__REQUIREMENT__. Gather from the material every line that contains the string "this".
## start DATA SUPPLIED
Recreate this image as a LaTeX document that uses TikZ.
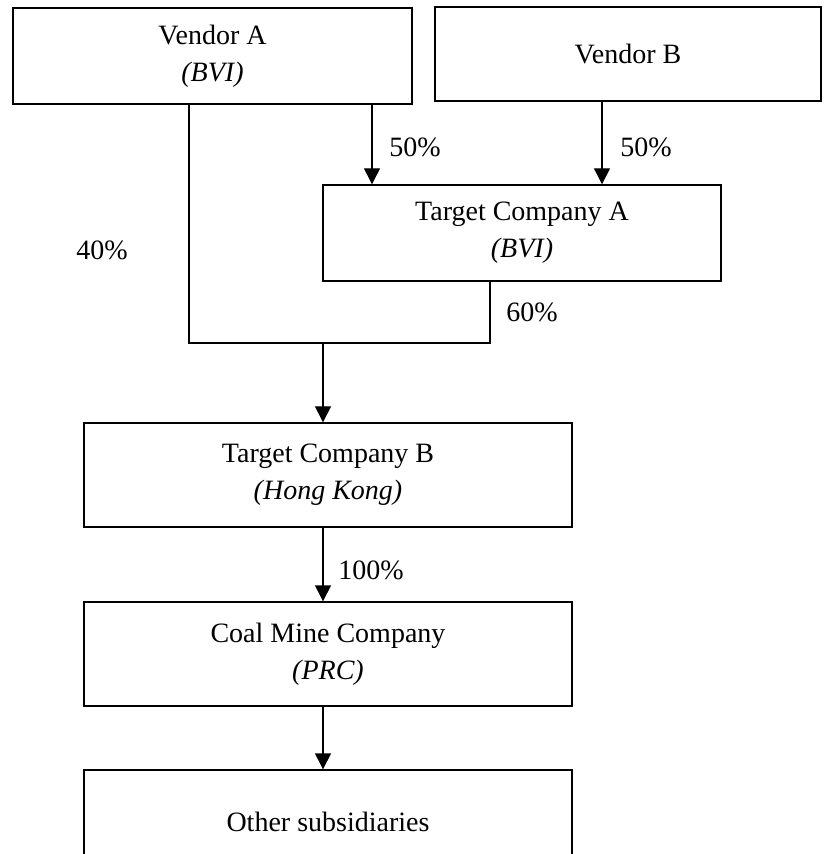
\documentclass[tikz,border=0pt]{standalone}
\usepackage{fontspec}
\setmainfont{Liberation Serif}
\usetikzlibrary{arrows.meta}

\begin{document}
\begin{tikzpicture}[
   x=0.5pt, y=-0.5pt,
   box/.style={
     draw,
     line width=0.7pt,
     align=center,
     inner sep=0pt,
     minimum height=#1,
     font=\fontsize{14}{18.5}\selectfont,
    },
   arr/.style={
     line width=0.7pt,
     -{Triangle[width=8pt,length=8pt]},
    },
   ln/.style={line width=0.7pt},
   pct/.style={font=\fontsize{14}{17}\selectfont},
  ]
\useasboundingbox (0,0) rectangle (824,854);

\node[box=48pt, minimum width=199.5pt] (vA) at (212.5,56) {Vendor A\\\textit{(BVI)}};
\node[box=47pt, minimum width=193pt] (vB) at (628,54) {Vendor B};
\node[box=48pt, minimum width=199pt] (tA) at (522,233) {Target Company A\\\textit{(BVI)}};
\node[box=52pt, minimum width=244pt] (tB) at (328,475) {Target Company B\\\textit{(Hong Kong)}};
\node[box=52pt, minimum width=244pt] (coal) at (328,654) {Coal Mine Company\\\textit{(PRC)}};
\node[box=52pt, minimum width=244pt] (other) at (328,822) {Other subsidiaries};

\coordinate (xa) at (372,0);
\coordinate (xb) at (602,0);
\coordinate (xl) at (189,0);
\coordinate (xr) at (490,0);
\coordinate (j) at (323,343);

\draw[arr] (vA.south -| xa) -- (tA.north -| xa);
\draw[arr] (vB.south -| xb) -- (tA.north -| xb);
\draw[ln] (vA.south -| xl) |- (j);
\draw[ln] (tA.south -| xr) |- (j);
\draw[arr] (j) -- (tB.north -| j);
\draw[arr] (tB.south -| j) -- (coal.north -| j);
\draw[arr] (coal.south -| j) -- (other.north -| j);

\node[pct] (p1) at (415,147) {50\%};
\node[pct] (p2) at (646,147) {50\%};
\node[pct] (p3) at (102,250) {40\%};
\node[pct] (p4) at (532,312) {60\%};
\node[pct] (p5) at (371,570) {100\%};
\end{tikzpicture}
\end{document}
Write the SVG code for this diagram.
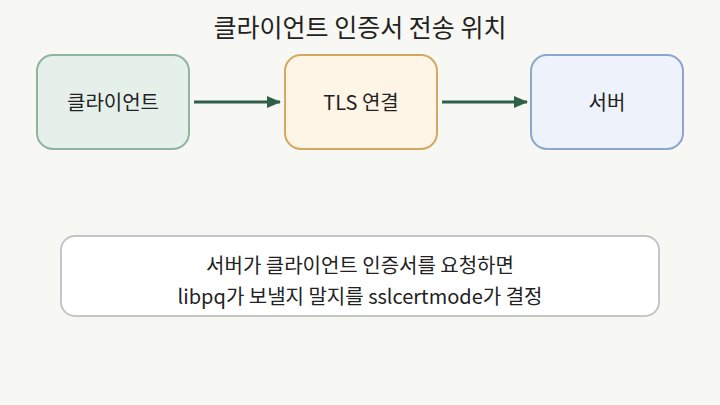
<svg xmlns="http://www.w3.org/2000/svg" width="720" height="405" viewBox="0 0 720 405">
<style>
text{font-family:"Noto Sans CJK KR","Noto Sans",sans-serif;fill:#222;text-anchor:middle;dominant-baseline:central}
.node{stroke-width:2}
.edge{stroke:#2f5f47;stroke-width:3;fill:none}
</style>
<defs>
<marker id="ah" markerWidth="14" markerHeight="12" refX="13" refY="6" orient="auto" markerUnits="userSpaceOnUse">
<path d="M0,0 L14,6 L0,12 Z" fill="#2f5f47"/>
</marker>
</defs>
<rect width="720" height="405" fill="#f7f8f3"/>
<text x="360" y="26" font-size="25">클라이언트 인증서 전송 위치</text>
<g id="client">
<rect class="node" x="37" y="55" width="152" height="94" rx="16" fill="#e6f0ea" stroke="#8fb5a1"/>
<text x="113" y="101" font-size="20">클라이언트</text>
</g>
<g id="tls">
<rect class="node" x="285" y="55" width="152" height="94" rx="16" fill="#fff5e6" stroke="#d2a95e"/>
<text x="361" y="101" font-size="20">TLS 연결</text>
</g>
<g id="server">
<rect class="node" x="531" y="55" width="152" height="94" rx="16" fill="#eef2fb" stroke="#8ea5cd"/>
<text x="607" y="101" font-size="20">서버</text>
</g>
<g id="connectors">
<line class="edge" x1="194" y1="102" x2="280" y2="102" marker-end="url(#ah)"/>
<line class="edge" x1="442" y1="102" x2="527" y2="102" marker-end="url(#ah)"/>
</g>
<g id="note">
<rect x="61" y="236" width="598" height="80" rx="14" fill="#ffffff" stroke="#c3c6c2" stroke-width="2"/>
<text x="360" y="264" font-size="20">서버가 클라이언트 인증서를 요청하면</text>
<text x="360" y="295" font-size="20">libpq가 보낼지 말지를 sslcertmode가 결정</text>
</g>
</svg>
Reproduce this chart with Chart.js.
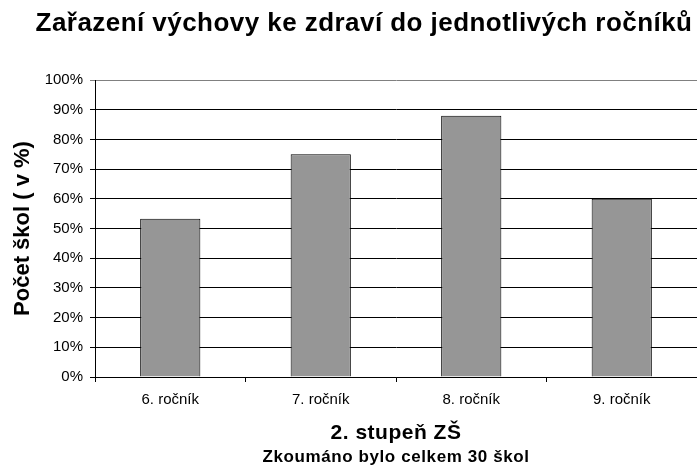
<!DOCTYPE html>
<html>
<head>
<meta charset="utf-8">
<script src="https://cdn.jsdelivr.net/npm/chart.js@4.4.0/dist/chart.umd.min.js"></script>
<style>
  html, body { margin: 0; padding: 0; background: #fff; }
  #wrap { width: 697px; height: 469px; }
</style>
</head>
<body>
<div id="wrap"><canvas id="graf" width="697" height="469"></canvas></div>
<script>
const rocniky = ['6. ročník', '7. ročník', '8. ročník', '9. ročník'];
const podilSkol = [53.3, 75, 88, 60];
const osaY = { min: 0, max: 100, krok: 10 };

const nadpis = 'Zařazení výchovy ke zdraví do jednotlivých ročníků';
const popisX = '2. stupeň ZŠ';
const poznamka = 'Zkoumáno bylo celkem 30 škol';
const popisY = 'Počet škol ( v %)';

const pismo = '"Liberation Sans", Arial, sans-serif';

// nadpis, popis osy x a poznamka
const texty = {
  id: 'texty',
  afterDraw(chart) {
    const ctx = chart.ctx;
    const area = chart.chartArea;
    const stred = (area.left + area.right) / 2;
    ctx.save();
    ctx.fillStyle = '#000';
    ctx.textAlign = 'center';
    ctx.textBaseline = 'middle';
    ctx.font = 'bold 26px ' + pismo;
    ctx.letterSpacing = '0.45px';
    ctx.fillText(nadpis, 364, 24);
    ctx.font = 'bold 21px ' + pismo;
    ctx.letterSpacing = '0.5px';
    ctx.fillText(popisX, stred, 433);
    ctx.font = 'bold 17px ' + pismo;
    ctx.letterSpacing = '0.6px';
    ctx.fillText(poznamka, stred, 457);
    ctx.restore();
  }
};

const ctx = document.getElementById('graf').getContext('2d');
new Chart(ctx, {
  type: 'bar',
  data: {
    labels: rocniky,
    datasets: [{
      data: podilSkol,
      backgroundColor: '#969696',
      borderColor: '#000',
      borderWidth: 1,
      categoryPercentage: 1,
      barPercentage: 0.4
    }]
  },
  options: {
    responsive: false,
    animation: false,
    layout: { padding: { top: 80, right: 0, bottom: 0, left: 0 } },
    plugins: {
      legend: { display: false },
      tooltip: { enabled: false }
    },
    scales: {
      x: {
        afterFit(scale) { scale.height = 92; },
        grid: { drawOnChartArea: false, color: '#000', tickLength: 5, offset: true },
        border: { color: '#000' },
        ticks: { color: '#000', padding: 9, font: { family: pismo, size: 15 } }
      },
      y: {
        min: osaY.min,
        max: osaY.max,
        afterFit(scale) { scale.width = 95; },
        grid: {
          color: (c) => c.tick && c.tick.value === osaY.max ? '#808080' : '#000',
          tickLength: 5
        },
        border: { color: '#000' },
        ticks: {
          stepSize: osaY.krok,
          color: '#000',
          padding: 7,
          font: { family: pismo, size: 15 },
          callback: (v) => v + '%'
        },
        title: {
          display: true,
          text: popisY,
          color: '#000',
          padding: { top: 10, bottom: 0 },
          font: { family: pismo, size: 22, weight: 'bold' }
        }
      }
    }
  },
  plugins: [texty]
});
</script>
</body>
</html>
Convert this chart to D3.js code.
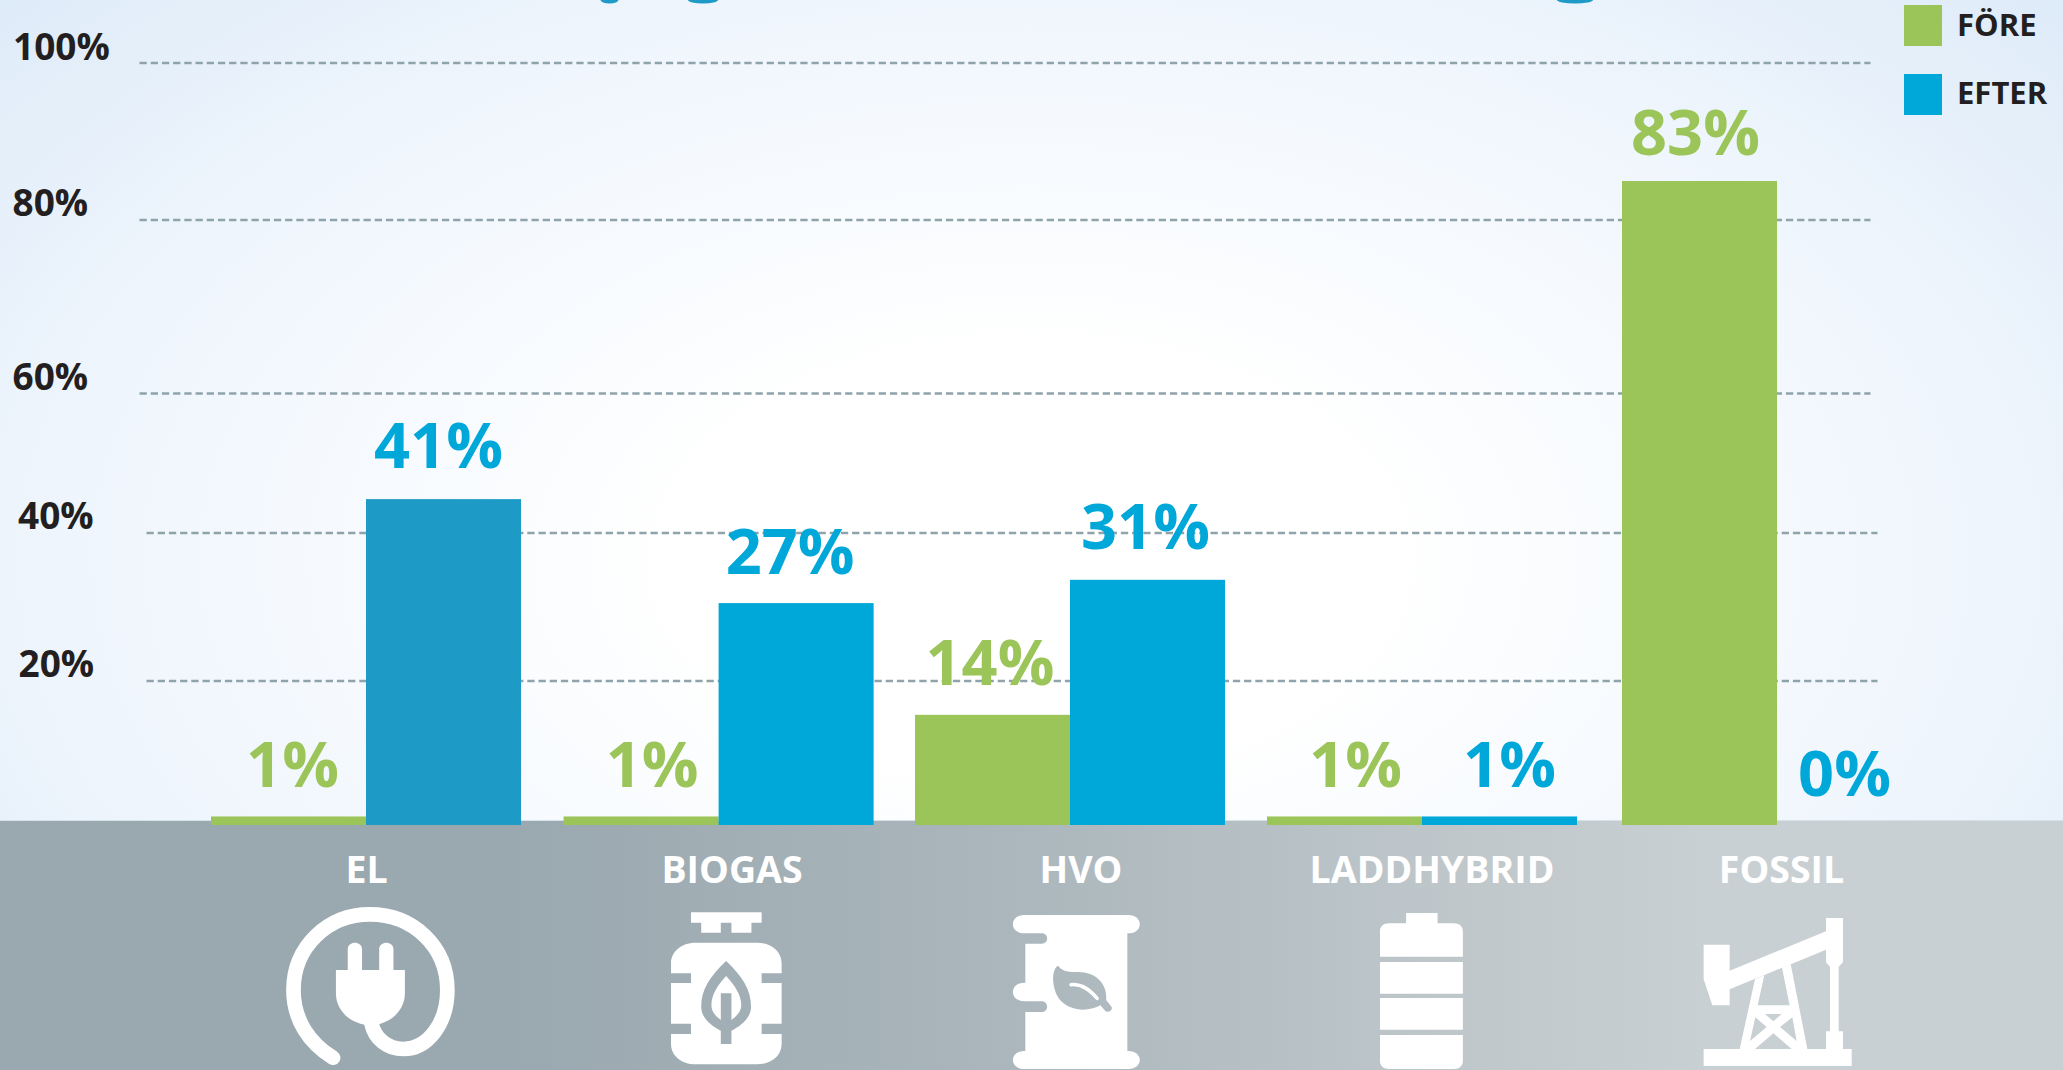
<!DOCTYPE html>
<html>
<head>
<meta charset="utf-8">
<script src="https://cdn.jsdelivr.net/npm/d3@7"></script>
<style>
  html, body { margin: 0; padding: 0; background: #fff; }
  svg { display: block; }
  text { font-family: "Open Sans", sans-serif; font-weight: 700; }
</style>
</head>
<body>
<svg id="chart"></svg>
<script>
const categories = ["EL", "BIOGAS", "HVO", "LADDHYBRID", "FOSSIL"];
const groups = ["FÖRE", "EFTER"];

// printed percentages
const foreLabels = [1, 1, 14, 1, 83];
const efterLabels = [41, 27, 31, 1, 0];

// bar heights, they don't quite follow the printed numbers
const foreBars = [1.1, 1.1, 14.2, 1.1, 83];
const efterBars = [42, 28.6, 31.6, 1.1, 0];

const tickValues = [20, 40, 60, 80, 100];

const W = 2063, H = 1070;
const baseY = 825, bandY = 821;
const green = "#9bc459", blue = "#00a7d9", blueDark = "#1d9bc6", ink = "#231f20";

const svg = d3.select("#chart").attr("width", W).attr("height", H);
const defs = svg.append("defs");

// background gradients
const bg = defs.append("radialGradient").attr("id", "bg")
  .attr("gradientUnits", "userSpaceOnUse")
  .attr("cx", 0).attr("cy", 0).attr("r", 1390)
  .attr("gradientTransform", "translate(1030,560) scale(1,0.6)");
bg.append("stop").attr("offset", "0.25").attr("stop-color", "#ffffff");
bg.append("stop").attr("offset", "0.67").attr("stop-color", "#f0f6fd");
bg.append("stop").attr("offset", "1").attr("stop-color", "#deebf8");

const band = defs.append("linearGradient").attr("id", "band")
  .attr("gradientUnits", "userSpaceOnUse")
  .attr("x1", 0).attr("x2", W).attr("y1", 0).attr("y2", 0);
band.append("stop").attr("offset", "0.25").attr("stop-color", "#9aa8af");
band.append("stop").attr("offset", "0.465").attr("stop-color", "#a9b5bb");
band.append("stop").attr("offset", "0.775").attr("stop-color", "#c5cccf");
band.append("stop").attr("offset", "0.83").attr("stop-color", "#c9d0d3");

svg.append("rect").attr("width", W).attr("height", H).attr("fill", "url(#bg)");

// what's left of the cropped title
const titleBits = [[609.5, 0, 9, 3.5], [703, 0, 15, 3.5], [1575, 0, 18, 3.5]];
svg.append("g").selectAll("ellipse").data(titleBits).enter().append("ellipse")
  .attr("cx", d => d[0]).attr("cy", d => d[1])
  .attr("rx", d => d[2]).attr("ry", d => d[3])
  .attr("fill", "#1d9bc6");

svg.append("rect").attr("y", bandY).attr("width", W).attr("height", H - bandY).attr("fill", "url(#band)");
svg.append("rect").attr("y", bandY - 1).attr("width", W).attr("height", 1).attr("fill", "#d5e2ea");

// scales
const x0 = d3.scaleBand(categories, [211, 1931.4]).paddingInner(0.1208);
const x1 = d3.scaleBand(groups, [0, x0.bandwidth()]);
const yBar = d3.scaleLinear([0, 83], [baseY, 181]);
// the printed gridlines are unevenly spaced
const yGrid = d3.scaleLinear([20, 40, 60, 80, 100], [681, 533, 393.5, 220, 63]);

// gridlines + tick labels
const gridLeft = { 20: 146.5, 40: 146.5, 60: 139.5, 80: 139.5, 100: 139.5 };
const tickX = { 20: 18.5, 40: 18, 60: 12.5, 80: 12.5, 100: 13 };
const tickBase = { 20: 677, 40: 529, 60: 390, 80: 216, 100: 59.5 };

svg.append("g").selectAll("line").data(tickValues).enter().append("line")
  .attr("x1", d => gridLeft[d])
  .attr("x2", d => gridLeft[d] + 1731)
  .attr("y1", d => yGrid(d)).attr("y2", d => yGrid(d))
  .attr("stroke", "#8fa3aa").attr("stroke-width", 2.5)
  .attr("stroke-dasharray", "7.3 3.9");

svg.append("g").selectAll("text").data(tickValues).enter().append("text")
  .attr("x", d => tickX[d]).attr("y", d => tickBase[d])
  .attr("font-size", 37).attr("fill", ink)
  .text(d => d + "%");

// bars
const rows = categories.map((c, i) => ({
  cat: c, i,
  vals: [
    { g: "FÖRE", bar: foreBars[i], label: foreLabels[i] },
    { g: "EFTER", bar: efterBars[i], label: efterLabels[i] }
  ]
}));

const barColor = (d, i) => d.g === "FÖRE" ? green : (i === 0 ? blueDark : blue);

// groups are not quite evenly spaced in the original
const groupShift = [0, 0, -1.2, -1.8, 0.6];

const groupG = svg.append("g").selectAll("g").data(rows).enter().append("g")
  .attr("transform", d => `translate(${x0(d.cat) + groupShift[d.i]},0)`);

groupG.selectAll("rect").data(d => d.vals.map(v => ({ ...v, i: d.i }))).enter().append("rect")
  .attr("x", d => x1(d.g))
  .attr("y", d => yBar(d.bar))
  .attr("width", x1.bandwidth())
  .attr("height", d => baseY - yBar(d.bar))
  .attr("fill", d => barColor(d, d.i));

// value labels sit a bit off the bar centres in the original
const foreNudge = [[4, 29], [11, 29], [-2.5, 30], [11, 29], [-4, 26]];
const efterNudge = [[-5, 31], [-6, 29], [-2, 31], [10, 29], [-10, 29]];

groupG.selectAll("text").data(d => d.vals.map(v => ({ ...v, i: d.i }))).enter().append("text")
  .attr("x", d => x1(d.g) + x1.bandwidth() / 2 + (d.g === "FÖRE" ? foreNudge : efterNudge)[d.i][0])
  .attr("y", d => yBar(d.bar) - (d.g === "FÖRE" ? foreNudge : efterNudge)[d.i][1])
  .attr("text-anchor", "middle")
  .attr("font-size", 63)
  .attr("fill", d => d.g === "FÖRE" ? green : blue)
  .text(d => d.label + "%");

// category names
const catX = [366.5, 732, 1081, 1432, 1781.5];
svg.append("g").selectAll("text").data(categories).enter().append("text")
  .attr("x", (d, i) => catX[i]).attr("y", 883)
  .attr("text-anchor", "middle")
  .attr("font-size", 37.5).attr("fill", "#fff")
  .text(d => d);

// legend
const legendY = [5, 74];
const legend = svg.append("g").selectAll("g").data(groups).enter().append("g");
legend.append("rect")
  .attr("x", 1904).attr("y", (d, i) => legendY[i])
  .attr("width", 38).attr("height", 41)
  .attr("fill", (d, i) => i ? blue : green);
legend.append("text")
  .attr("x", 1957).attr("y", (d, i) => legendY[i] + (i ? 30 : 31))
  .attr("font-size", 31).attr("fill", ink)
  .text(d => d);

// icons, traced in the coordinates of the enlarged crops
const iconEl = svg.append("g").attr("transform", "translate(240,780) scale(0.40816,0.33333)");
iconEl.append("path")
  .attr("d", "M228,833 C170,790 131,720 131,630 C131,500 215,403 318,403 C425,403 508,500 508,630 C508,730 460,807 400,807 C360,807 330,775 322,730")
  .attr("fill", "none").attr("stroke", "#fff").attr("stroke-width", 14.7)
  .attr("stroke-linecap", "round").attr("vector-effect", "non-scaling-stroke");
iconEl.append("path")
  .attr("d", "M235,570 H264 V508 C264,482 299,482 299,508 V570 H341 V508 C341,482 376,482 376,508 V570 H404 V640 C404,695 365,735 320,735 C274,735 235,695 235,640 Z")
  .attr("fill", "#fff");

const iconGas = svg.append("g").attr("transform", "translate(240,780) scale(0.40816,0.33333)");
iconGas.append("path")
  .attr("d", "M1105,397 H1278 V428 H1253 V458 H1204 V428 H1178 V458 H1130 V428 H1105 Z")
  .attr("fill", "#fff");
iconGas.append("path")
  .attr("fill-rule", "evenodd").attr("fill", "#fff")
  .attr("d", "M1116,488 H1267 C1302,488 1327,515 1327,550 V580 H1278 V609 H1327 V731 H1278 V762 H1327 V792 C1327,827 1302,853 1267,853 H1116 C1081,853 1056,827 1056,792 V762 H1105 V731 H1056 V609 H1105 V580 H1056 V550 C1056,515 1081,488 1116,488 Z " +
    "M1191,543 C1150,590 1130,630 1130,680 C1130,710 1150,735 1178,752 V792 H1204 V752 C1232,735 1252,710 1252,680 C1252,630 1232,590 1191,543 Z " +
    "M1191,588 C1170,615 1155,645 1155,675 C1155,695 1165,708 1178,720 V640 H1204 V720 C1217,708 1228,695 1228,675 C1228,645 1212,615 1191,588 Z");

const iconHvo = svg.append("g").attr("transform", "translate(960,780) scale(0.40816,0.33333)");
iconHvo.append("path")
  .attr("fill-rule", "evenodd").attr("fill", "#fff")
  .attr("d", "M158,405 H412 C450,405 450,460 412,460 H410 V813 H412 C450,813 450,867 412,867 H158 C120,867 120,813 158,813 H160 V696 H200 C218,696 218,664 200,664 H158 C120,664 120,608 158,608 H160 V491 H200 C218,491 218,460 200,460 H158 C120,460 120,405 158,405 Z " +
    "M240,557 C250,572 262,577 290,576 C335,576 362,615 358,660 L371,680 C376,692 360,702 354,690 L344,676 C310,698 270,692 245,660 C225,630 222,570 240,557 Z");
iconHvo.append("path")
  .attr("d", "M272,614 C300,612 318,630 336,655")
  .attr("fill", "none").attr("stroke", "#fff").attr("stroke-width", 3.5)
  .attr("stroke-linecap", "round").attr("vector-effect", "non-scaling-stroke");

const iconBat = svg.append("g").attr("transform", "translate(960,780) scale(0.40816,0.33333)");
iconBat.append("path").attr("fill", "#fff")
  .attr("d", "M1093,399 H1170 V430 H1210 C1224,430 1232,440 1232,454 V530 H1029 V454 C1029,440 1037,430 1051,430 H1093 Z " +
    "M1029,546 H1232 V641 H1029 Z M1029,654 H1232 V749 H1029 Z " +
    "M1029,765 H1232 V843 C1232,857 1224,867 1210,867 H1051 C1037,867 1029,857 1029,843 Z");

const iconOil = svg.append("g").attr("transform", "translate(1600,780) scale(0.33333)");
iconOil.append("path").attr("fill", "#fff")
  .attr("d", "M311,807 H755 V858 H311 Z " +
    "M311,494 H389 V572 L678,454 V414 H729 V547 L716,560 V754 H729 V807 H678 V754 H690 V560 L678,547 V509 L389,628 V676 H337 L311,598 Z");
iconOil.append("path").attr("fill", "#fff").attr("fill-rule", "evenodd")
  .attr("d", "M465,598 L419,807 H622 L572,552 L546,563 L569,676 H473 L493,585 Z " +
    "M495,702 H545 L520,724 Z M466,712 L500,741 L450,783 Z M577,712 L590,783 L540,741 Z M465,807 L520,760 L575,807 Z");
</script>
</body>
</html>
## end DATA SUPPLIED
__SOLUTION__.
Recreate this image as a LaTeX document that uses TikZ.
Write the SVG code for this diagram.
Reproduce this chart with Chart.js.
Convert this chart to D3.js code.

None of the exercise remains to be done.